IS VARIETY OR CONSISTENCY MORE IMPORTANT?
Look for a teacher who varies his or her routine. Many teachers use the same books and music year after year which can be beneficial; they’re good at teaching from them. But as their students develop and change, do you notice a tailored a curriculum for each individual student? How does your child learn best, and does it match the teacher’s style?
SO, HOW DO YOU FIND A PIANO TEACHER?
Start by asking your circle of friends and acquaintances if any of them is particularly happy with their child’s teacher. Referrals from other parents are fantastic places to start! Check with local music programs at colleges and universities—faculty often offer lesson programs, and you may find a hidden gem in a student. Inquire at your local music store; many have bulletin boards where people post lesson opportunities as well as post “lessons wanted” types of ads. Depending on your child’s age, ask the music teacher at his or her school. Some offer lessons after school or may have a network to draw on to make recommendations.

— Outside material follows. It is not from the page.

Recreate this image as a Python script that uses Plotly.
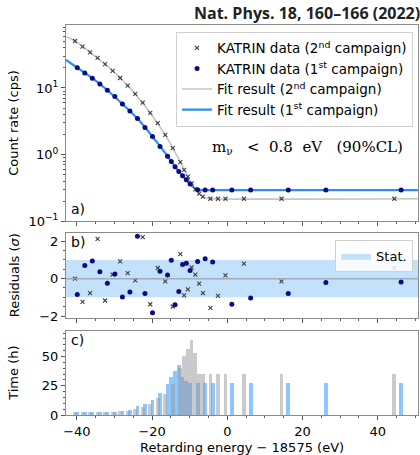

Of course, if you’re looking for a piano teacher in the Augusta, GA area, we always keep a list of recommended piano teachers at Turner’s Keyboards. Just get in touch and we will help guide you in the right direction.
LET YOUR CHILD HELP CHOOSE
The bottom line is no amount of competition wins or qualifications matters if your child doesn’t care for his or her teacher. Pay close attention to your child. If your child seems to genuinely like the teacher, that’s important. Maybe even more important, does this teacher genuinely like your child? Your child will be spending quite a bit of time with this person, so take your time to find just the right fit.
Finding what goal you want for your child from piano lessons is important. I would imagine that you would look for a different teacher if you want them to be competitive or if you just want them to learn to play. I’m looking for a piano teacher for my daughter so I’ll have to find one that fits my goals for her.
I really like that the article encourages readers to really consider how much of a roll experience should play when picking a piano lesson for their kids. As is pointed out, a younger teacher, while not having as much experience, could have a lot more drive and motivation to teach your child. This ultimately could be the better choice as it would ensure your child gets all the help that they could possibly want.